While Governor Rajan had already committed the RBI to an inflation-targeting policy in January 2014, this was done without the Indian government’s explicit support. Along with the announcement of the annual budget, the government has committed to formally amend the RBI act to reflect the central bank’s new inflation-targeting policy. The new agreement calls for both the central bank and the Indian government to commit to an inflation target of 4%, with a 2% band on either side, for the fiscal year ending March 31, 2017. This new commitment elevates the RBI to a higher level of credibility and sophistication consistent with that of the world’s major central banks. Essentially, India just experienced the biggest overhaul of its monetary policy framework since the “big bang” reforms of 1991 when India first opened up its economy to foreign investors.

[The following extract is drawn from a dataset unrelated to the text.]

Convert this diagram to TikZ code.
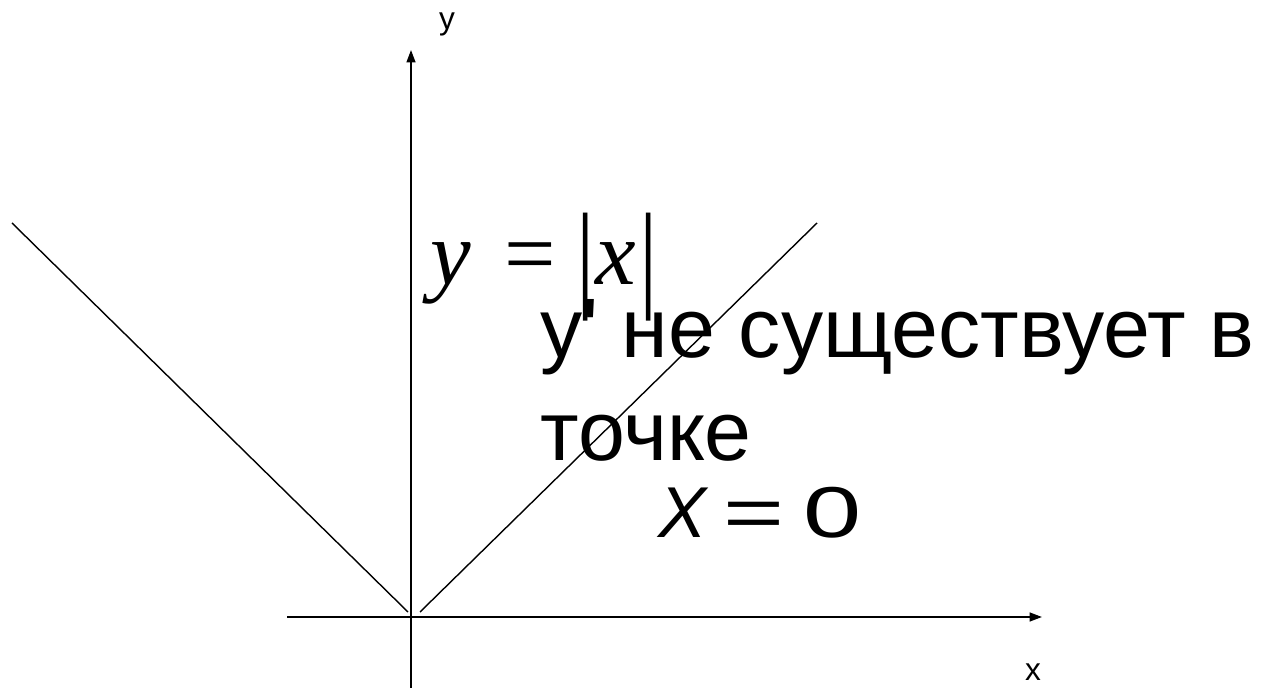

3. Commitment to implementing a national goods and services tax (GST) by April 2016

Critics argued the lack of a precise road map for implementing the national GST in the Indian budget was disappointing. I believe, however, that this implementation remains on track. To recap, India currently does not have a common market; freight that crosses county or state borders are taxed multiple times by local governments, resulting in a very fragmented logistics system and multi-hour delays at border checkpoints. Perishables often spoil, while logistics companies are set up with tax avoidance in mind. The implementation of a national GST will consolidate over a dozen types of state taxes into one single national GST, reducing logistical costs and providing a 2% boost to GDP growth. I believe the lack of a precise road map in the budget is not a big deal. The bill for a constitutional amendment for a national GST has already been placed before the Indian Parliament last December. The key now is to line up enough stakeholders to get Parliament’s approval and subsequently, the legislatures of more than half of India’s 29 states. On the operational side, the entity to manage the new GST network to collect and distribute the GST proceeds is already being set up. I believe the implementation of a national GST is only a matter of time.

The momentum behind India’s three pillars of growth is on track to further boost Indian stock prices and economic growth for years to come. I believe real Indian GDP growth could easily sustain 9% or higher in the next decade, and for Indian stocks to return 15%-20% this year.

Disclosure: Neither I nor does my firm, CB Capital Partners hold any shares in INDA.